You’re one of a number of alumni who are dedicated enough to research aspects of Williams’ history and write up findings. Many alums work directly with the Archives to access the variety of documents among our holdings. Publication methods are various: Russ Carpenter just had his Field family research published in the Alumni review; another alum is working on the background history of some of the College songs and may be posting in our Williams History web section.

We were contacted this past year by the organizer of Willipedia about a Williams history section there also. I urged him to copy any of our historical essays that he thought might be of initial interest. What I realized, in thinking through Willipedia issues, was that our staff in the Archives was not going to have the time to fact-check all Willipedia entries and make comments. Thus we saw merit in keeping our History web site, since those essays have developed here and been double-checked for accuracy by our staff. In the end, it probably is good to have the two areas that can link back and forth to each other.

We’re in the process of a re-design of the entire Archives’ site/presence, and many changes are waiting in the wings. Among them, of course, are links to the Willipedia and online theses, as well as loading of a cache of essays that we’ve been working on for the past year or so. So stay tuned.

Great stuff! It has been a pleasure to work with Sylvia (and with Linda Hall and David Pilachowski) on a variety of historical projects over the years.

However, I think that Sylvia is wrong, both about what the future of Williams history should be and about what it will be. Currently, there are three main locations for Williams history on the web.

First are the various official sites, which I have tried to summarize. These are worthwhile and professional efforts, but they are hermeneutically sealed from the outside world. There is no easy way for outside amateurs (like me) or experts (like Russ Carpenter ’58 (pdf)) to easily fix and improve these articles.

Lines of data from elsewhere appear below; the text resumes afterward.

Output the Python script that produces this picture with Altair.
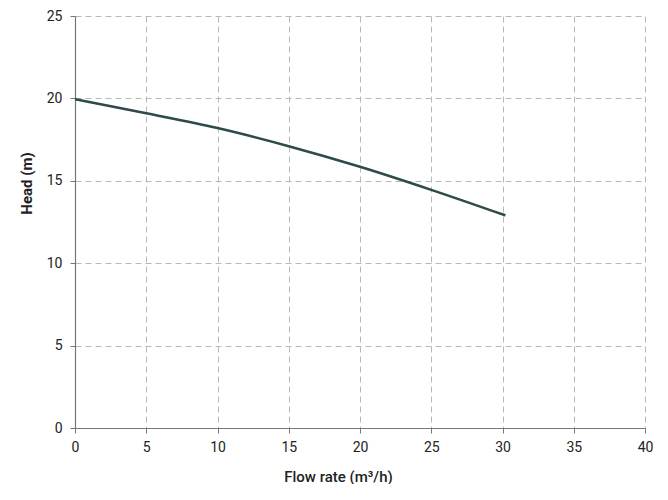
import altair as alt
import pandas as pd

flow = [0, 5, 10, 15, 20, 25, 30.2]
head = [19.95, 19.1, 18.2, 17.1, 15.85, 14.45, 12.9]

df = pd.DataFrame({"flow": flow, "head": head})

chart = alt.Chart(df).mark_line(color="#2f4a4a", strokeWidth=2.6, interpolate="monotone").encode(
    x=alt.X("flow:Q", scale=alt.Scale(domain=[0, 40], nice=False),
            axis=alt.Axis(title="Flow rate (m³/h)", values=list(range(0, 41, 5)),
                          titlePadding=15, labelPadding=7, titleFontSize=15,
                          titleX=263, titleAlign="center")),
    y=alt.Y("head:Q", scale=alt.Scale(domain=[0, 25], nice=False),
            axis=alt.Axis(title="Head (m)", values=list(range(0, 26, 5)),
                          labelPadding=8, titleFontSize=15, titleFontWeight=700,
                          titleX=-49, titleY=167, titleAngle=270,
                          titleAlign="center", titleBaseline="middle")),
).properties(
    width=570, height=412,
    autosize=alt.AutoSizeParams(type="none"),
    padding={"left": 67, "top": 8, "right": 15, "bottom": 56},
).configure_view(
    stroke=None
).configure_axis(
    grid=True,
    gridColor="#b8b8b8",
    gridDash=[6, 4],
    gridWidth=1,
    domainColor="#777777",
    domainWidth=1.2,
    tickColor="#777777",
    tickSize=5,
    labelFlush=False,
    labelFont="Roboto",
    labelFontSize=14,
    labelColor="#222222",
    titleFont="Roboto",
    titleFontWeight=500,
    titleColor="#222222",
)

chart.save("out.html", embed_options={"renderer": "svg", "actions": False})
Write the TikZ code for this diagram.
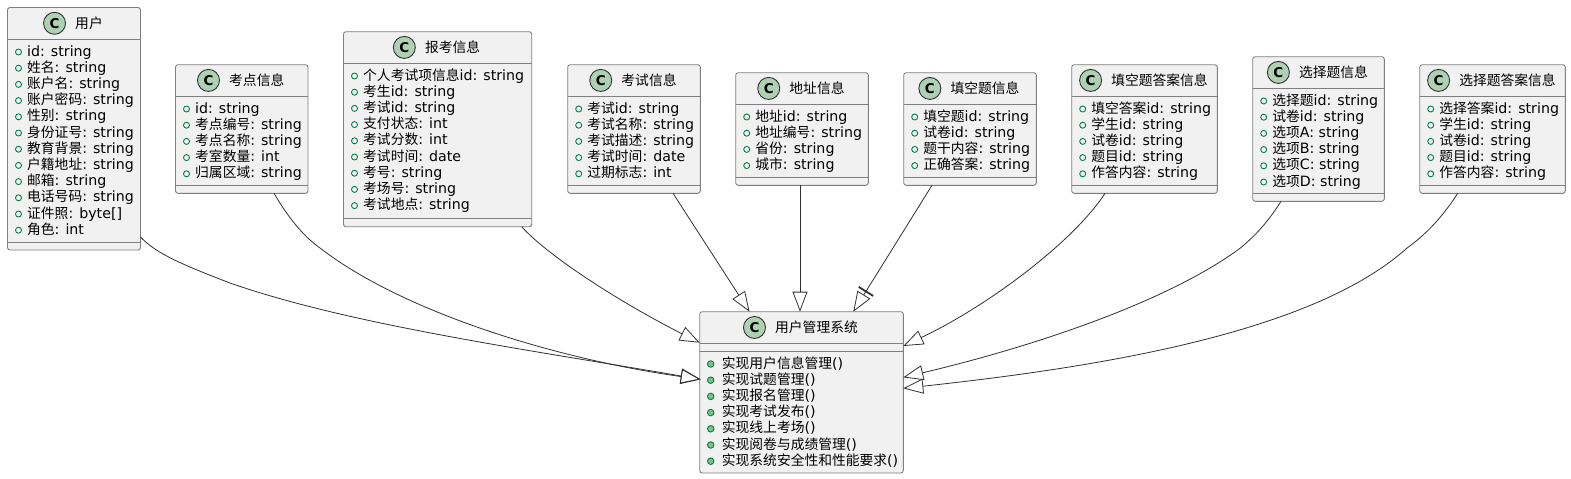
\documentclass[tikz,border=0pt]{standalone}
\usepackage{fontspec}
\setmainfont{DejaVu Sans}
\newfontfamily\zhfont[Scale=0.97]{Noto Sans CJK SC}
\usetikzlibrary{arrows.meta}
\definecolor{boxfill}{HTML}{F1F1F1}
\definecolor{boxline}{HTML}{7F7F7F}
\definecolor{markline}{HTML}{038048}
\definecolor{markfill}{HTML}{84BE84}
\definecolor{classfill}{HTML}{ADD1B2}
\definecolor{linkline}{HTML}{303030}
\newcommand{\zh}[1]{{\zhfont #1}}

\tikzset{
  classbox/.style={draw=boxline,fill=boxfill,line width=0.9pt,rounded corners=2.5pt,inner sep=0pt,outer sep=0pt},
  classline/.style={draw=boxline,line width=0.9pt},
  classmark/.style={circle,draw=linkline,fill=classfill,line width=0.9pt,minimum size=22pt,inner sep=0pt,
    font=\fontsize{13.5}{14}\selectfont\bfseries},
  titletext/.style={anchor=base,inner sep=0pt,font=\fontsize{14.2}{16}\selectfont},
  rowtext/.style={anchor=base west,inner sep=0pt,font=\fontsize{14.2}{16}\selectfont},
  fieldmark/.style={circle,draw=markline,line width=0.9pt,minimum size=6pt,inner sep=0pt},
  methodmark/.style={circle,draw=markline,fill=markfill,line width=0.9pt,minimum size=6.5pt,inner sep=0pt},
  genlink/.style={draw=linkline,line width=0.8pt,-{Triangle[open,length=20pt,width=15pt]}},
  barlink/.style={draw=linkline,line width=0.8pt,-{Bar[width=17pt,line width=1.8pt,sep=3pt]Triangle[open,length=20pt,width=15pt]}}
}

% #1 name, #2 left, #3 top, #4 right, #5 bottom, #6 title, #7 lower line
\newcommand{\umlbox}[7]{
  \node[classbox,minimum width={#4-#2},minimum height={#5-#3}] (#1) at ({(#2+#4)/2},{(#3+#5)/2}) {};
  \draw[classline] (#2,#3+32) -- (#4,#3+32);
  \draw[classline] (#2,#7) -- (#4,#7);
  \node[titletext] (#1title) at ({(#2+#4)/2+15},#3+21) {#6};
  \node[classmark] (#1mark) at ([xshift=-20.5pt]#1title.west) {C};
}
% #1 mark style, #2 left, #3 first row, #4 text offset, #5 rows
\newcommand{\umlrows}[5]{
  \foreach \row [count=\n from 0] in {#5} {
    \node[#1] at (#2+11,#3+16.2*\n+1) {};
    \node[rowtext] at (#2+#4,#3+16.2*\n+5) {\row};
  }
}

\begin{document}
\begin{tikzpicture}[x=1pt,y=-1pt]
  \useasboundingbox (0,0) rectangle (1571,479);

  % Classes
  \umlbox{user}{7.5}{7.5}{140.5}{250}{\zh{用户}}{242}
  \umlrows{fieldmark}{7.5}{51}{19.5}{id: string,\zh{姓名}: string,\zh{账户名}: string,\zh{账户密码}: string,\zh{性别}: string,\zh{身份证号}: string,\zh{教育背景}: string,\zh{户籍地址}: string,\zh{邮箱}: string,\zh{电话号码}: string,\zh{证件照}: byte[],\zh{角色}: int}

  \umlbox{site}{175.5}{64.7}{308}{193.3}{\zh{考点信息}}{185.3}
  \umlrows{fieldmark}{175.5}{108}{19.5}{id: string,\zh{考点编号}: string,\zh{考点名称}: string,\zh{考室数量}: int,\zh{归属区域}: string}

  \umlbox{apply}{343.5}{31.7}{531.7}{226.7}{\zh{报考信息}}{218.5}
  \umlrows{fieldmark}{343.5}{75}{19.5}{\zh{个人考试项信息}id: string,\zh{考生}id: string,\zh{考试}id: string,\zh{支付状态}: int,\zh{考试分数}: int,\zh{考试时间}: date,\zh{考号}: string,\zh{考场号}: string,\zh{考试地点}: string}

  \umlbox{exam}{567.7}{64.7}{700.3}{193.3}{\zh{考试信息}}{185.3}
  \umlrows{fieldmark}{567.7}{108}{19.5}{\zh{考试}id: string,\zh{考试名称}: string,\zh{考试描述}: string,\zh{考试时间}: date,\zh{过期标志}: int}

  \umlbox{addr}{735.7}{72.7}{868.3}{185.3}{\zh{地址信息}}{177.3}
  \umlrows{fieldmark}{735.7}{116}{19.5}{\zh{地址}id: string,\zh{地址编号}: string,\zh{省份}: string,\zh{城市}: string}

  \umlbox{blank}{903.7}{72.7}{1036.3}{185.3}{\zh{填空题信息}}{177.3}
  \umlrows{fieldmark}{903.7}{116}{19.5}{\zh{填空题}id: string,\zh{试卷}id: string,\zh{题干内容}: string,\zh{正确答案}: string}

  \umlbox{blankans}{1071.7}{64.7}{1217.3}{193.3}{\zh{填空题答案信息}}{185.3}
  \umlrows{fieldmark}{1071.7}{108}{19.5}{\zh{填空答案}id: string,\zh{学生}id: string,\zh{试卷}id: string,\zh{题目}id: string,\zh{作答内容}: string}

  \umlbox{choice}{1252.7}{56.7}{1384.3}{201.3}{\zh{选择题信息}}{193.3}
  \umlrows{fieldmark}{1252.7}{100}{19.5}{\zh{选择题}id: string,\zh{试卷}id: string,\zh{选项}A: string,\zh{选项}B: string,\zh{选项}C: string,\zh{选项}D: string}

  \umlbox{choiceans}{1419.7}{64.7}{1565.3}{193.3}{\zh{选择题答案信息}}{185.3}
  \umlrows{fieldmark}{1419.7}{108}{19.5}{\zh{选择答案}id: string,\zh{学生}id: string,\zh{试卷}id: string,\zh{题目}id: string,\zh{作答内容}: string}

  % System class with its methods
  \umlbox{sys}{699.7}{311.7}{903.3}{473}{\zh{用户管理系统}}{351.3}
  \umlrows{methodmark}{699.7}{363}{22}{\zh{实现用户信息管理}(),\zh{实现试题管理}(),\zh{实现报名管理}(),\zh{实现考试发布}(),\zh{实现线上考场}(),\zh{实现阅卷与成绩管理}(),\zh{实现系统安全性和性能要求}()}

  % Links
  \draw[genlink] ([yshift=13pt]user.south east) .. controls (155,252) and (175,262) .. (230,283) .. controls (350,325) and (530,350) .. ([xshift=1pt,yshift=13pt]sys.west);
  \draw[genlink] ([xshift=32.25pt]site.south) .. controls (288,217) and (302,235) .. (320,248) .. controls (400,310) and (550,358) .. ([xshift=1pt,yshift=13pt]sys.west);
  \draw[genlink] ([xshift=-10pt]apply.south east) .. controls (550,258) and (625,305) .. (sys.north west |- 0,342.7);
  \draw[genlink] ([xshift=39pt]exam.south) -- ([xshift=-52pt]sys.north);
  \draw[genlink] ([xshift=-2pt]addr.south) -- ([xshift=-1.5pt]sys.north);
  \draw[barlink] ([xshift=-38pt]blank.south) -- ([xshift=51.8pt]sys.north);
  \draw[genlink] ([xshift=-39.5pt]blankans.south) .. controls (1075,240) and (990,305) .. (sys.north east |- 0,346);
  \draw[genlink] ([xshift=-37.5pt]choice.south) .. controls (1268,222) and (1255,236) .. (1240,248.3) .. controls (1170,300) and (1040,345) .. ([yshift=15pt]sys.east);
  \draw[genlink] ([xshift=-34.8pt]choiceans.south) .. controls (1442,218) and (1425,235) .. (1406.7,248.3) .. controls (1310,335) and (1090,368) .. ([yshift=4pt]sys.east);
\end{tikzpicture}
\end{document}
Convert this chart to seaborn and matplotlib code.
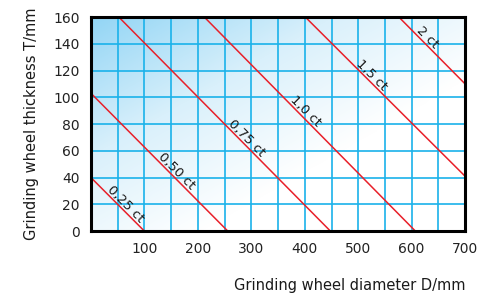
import numpy as np
import pandas as pd
import matplotlib
matplotlib.use("Agg")
import matplotlib.pyplot as plt
from matplotlib.colors import LinearSegmentedColormap
import seaborn as sns

# Carat lines: start and end points (D in mm, T in mm)
grades = ["0,25 ct", "0,50 ct", "0,75 ct", "1,0 ct", "1,5 ct", "2 ct"]
d_start = [0, 0, 52, 212, 401, 576]
t_start = [40, 103, 160, 160, 160, 160]
d_end = [100, 256, 448, 607, 700, 700]
t_end = [0, 0, 0, 0, 41, 110]
label_d = [57, 153, 284, 393, 518, 621]

x_ticks = [100, 200, 300, 400, 500, 600, 700]
y_ticks = [0, 20, 40, 60, 80, 100, 120, 140, 160]

sns.set_style("white")
plt.rcParams["font.family"] = ["DejaVu Sans"]

df = pd.DataFrame({
    "grade": grades + grades,
    "D": d_start + d_end,
    "T": t_start + t_end,
})

fig = plt.figure(figsize=(4.84, 2.99), dpi=100)
ax = fig.add_axes([0.188, 0.227, 0.773, 0.716])

# background gradient, light blue at top-left fading to white
xx, yy = np.meshgrid(np.linspace(0, 1, 200), np.linspace(0, 1, 200))
dist = np.clip((xx + yy) / 1.3, 0, 1)
cmap = LinearSegmentedColormap.from_list("bg", ["#92d5f5", "#d9f0fb", "#ffffff"])
ax.imshow(dist, extent=[0, 700, 0, 160], origin="upper", cmap=cmap,
          aspect="auto", zorder=0)

sns.lineplot(data=df, x="D", y="T", units="grade", estimator=None,
             color="#e8202a", linewidth=1.1, ax=ax, zorder=3)

for g, x0, y0, x1, y1, lx in zip(grades, d_start, t_start, d_end, t_end, label_d):
    ly = np.interp(lx, [x0, x1], [y0, y1])
    ax.annotate(g, (lx, ly), xytext=(3, 3), textcoords="offset points",
                rotation=-45, rotation_mode="anchor", ha="center", va="center",
                fontsize=9.5, color="#1a1a1a", zorder=4)

ax.set_xlim(0, 700)
ax.set_ylim(0, 160)
ax.set_xticks(np.arange(0, 701, 50))
ax.set_xticklabels(["" if (v % 100 or v == 0) else str(v) for v in np.arange(0, 701, 50)])
ax.set_yticks(y_ticks)
ax.grid(True, color="#1ab2ea", linewidth=1.2, zorder=1)
ax.set_axisbelow(False)
for line in ax.get_xgridlines() + ax.get_ygridlines():
    line.set_zorder(1)
ax.tick_params(length=0, labelsize=10, colors="#222222", pad=8)
for s in ax.spines.values():
    s.set_color("black")
    s.set_linewidth(2.2)
    s.set_zorder(5)

ax.set_xlabel("Grinding wheel diameter D/mm", fontsize=10.5, loc="right",
              labelpad=16, color="#1a1a1a")
ax.set_ylabel("Grinding wheel thickness T/mm", fontsize=10.5, labelpad=10,
              color="#1a1a1a")

fig.savefig("out.png", dpi=100)
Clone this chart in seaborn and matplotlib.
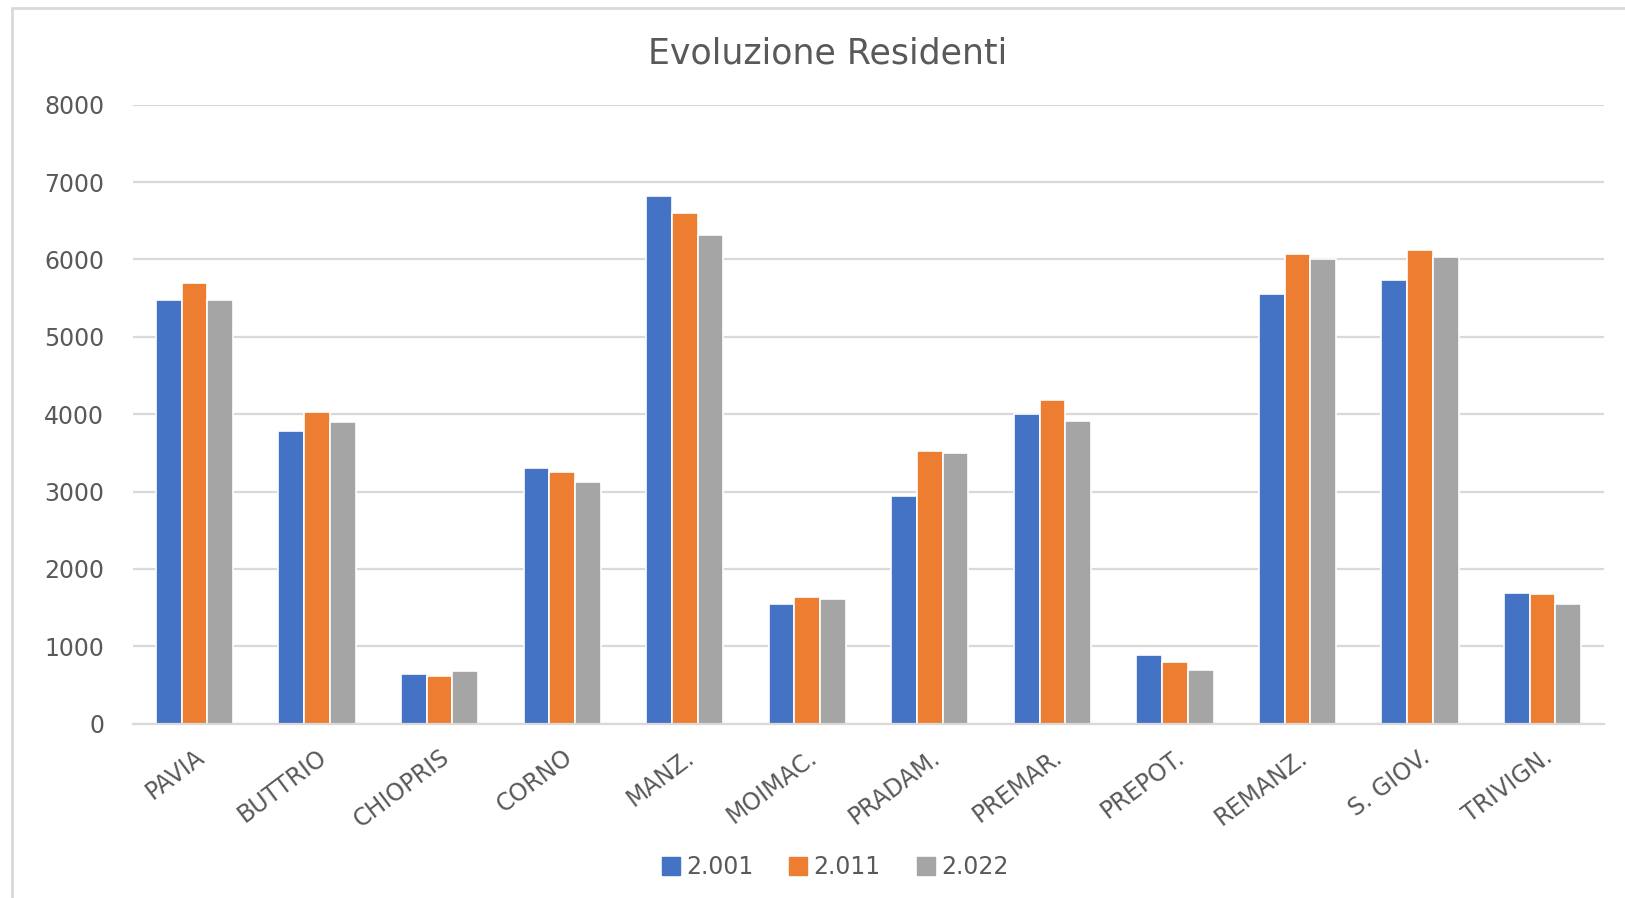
import matplotlib
matplotlib.use("Agg")
import matplotlib.pyplot as plt
import seaborn as sns
import pandas as pd
from matplotlib.lines import Line2D

comuni = ["PAVIA", "BUTTRIO", "CHIOPRIS", "CORNO", "MANZ.", "MOIMAC.", "PRADAM.",
          "PREMAR.", "PREPOT.", "REMANZ.", "S. GIOV.", "TRIVIGN."]
anni = ["2.001", "2.011", "2.022"]
res_2001 = [5480, 3780, 645, 3300, 6825, 1545, 2945, 4000, 890, 5550, 5730, 1690]
res_2011 = [5700, 4030, 612, 3255, 6595, 1640, 3530, 4180, 795, 6075, 6120, 1678]
res_2022 = [5480, 3895, 678, 3125, 6315, 1608, 3500, 3915, 695, 6000, 6025, 1545]
yticks = [0, 1000, 2000, 3000, 4000, 5000, 6000, 7000, 8000]
colori = ["#4472C4", "#ED7D31", "#A5A5A5"]
titolo = "Evoluzione Residenti"

df = pd.DataFrame({
    "Comune": comuni * 3,
    "Anno": [anni[0]] * 12 + [anni[1]] * 12 + [anni[2]] * 12,
    "Residenti": res_2001 + res_2011 + res_2022,
})

sns.set_theme(style="white")
plt.rcParams["font.family"] = ["DejaVu Sans"]
txt = "#595959"

fig = plt.figure(figsize=(16.25, 8.98), dpi=100)
ax = fig.add_axes([0.082, 0.194, 0.905, 0.6895])

sns.barplot(data=df, x="Comune", y="Residenti", hue="Anno", palette=colori,
            width=0.63, edgecolor="white", linewidth=1.2, saturation=1,
            legend=False, ax=ax)

ax.set_ylim(0, 8000)
ax.set_xlim(-0.5, len(comuni) - 0.5)
ax.set_yticks(yticks)
ax.set_yticklabels([str(v) for v in yticks], fontsize=17, color=txt)
ax.yaxis.grid(True, color="#D9D9D9", linewidth=1.6)
ax.set_axisbelow(True)
for s in ["top", "right", "left"]:
    ax.spines[s].set_visible(False)
ax.spines["bottom"].set_color("#D9D9D9")
ax.spines["bottom"].set_linewidth(1.6)
ax.tick_params(axis="both", length=0)
ax.tick_params(axis="y", pad=21)
ax.set_xlabel("")
ax.set_ylabel("")
ax.set_xticks(range(len(comuni)))
ax.set_xticklabels(comuni, rotation=37, ha="right", rotation_mode="anchor",
                   fontsize=17, color=txt)
ax.tick_params(axis="x", pad=15)

fig.text(0.509, 0.94, titolo, ha="center", va="center", fontsize=25, color=txt)

handles = [Line2D([0], [0], marker="s", linestyle="", markersize=13,
                  markerfacecolor=c, markeredgecolor=c) for c in colori]
fig.legend(handles, anni, loc="center", bbox_to_anchor=(0.513, 0.034), ncol=3,
           frameon=False, fontsize=17, labelcolor=txt, handletextpad=0.15,
           columnspacing=1.4, handlelength=1.0)

# outer chart frame (left and top edges visible in the crop)
fig.add_artist(Line2D([0.0075, 0.0075], [0.0, 0.991], transform=fig.transFigure,
                      color="#D9D9D9", linewidth=2))
fig.add_artist(Line2D([0.0075, 1.0], [0.991, 0.991], transform=fig.transFigure,
                      color="#D9D9D9", linewidth=2))

fig.savefig("out.png", dpi=100, facecolor="white")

Second is Willipedia’s history category. Although I like Willipedia and wish it well, I worry about its staying power. Is anyone still working on it? Does anyone care that alums like me still can’t contribute? I have done more than my fair share, but I just don’t see Willipedia as the future.

Third is Wikipedia. I just created a category for all the Williams College related articles. There isn’t much there now, but anyone who pays attention to Wikipedia can see that the future lies in this direction. I’ll soon be porting over all my fraternity related work to Wikipedia as well as adding other material. In the not too distant future, historians of Williams who want their work to be read and noticed will be sure that it ends up in Wikipedia.

What should happen? All Williams history efforts should be devoted to Wikipedia. Instead of our hidden history of Williams presidents, we should create a Wikipedia version. Other people will contribute; more readers will find it; the world will be a better place.

Will that happen anytime soon? Probably not. The College, like every organization, wants to maintain control of its history, wants to tell its story to the world in its own way. The last thing that Sylvia wants to do is have a Wikipedia WatchList with dozens of entries that she needs to monitor every day.

But it will happen. Wikipedia is the future of history. Get on-board now.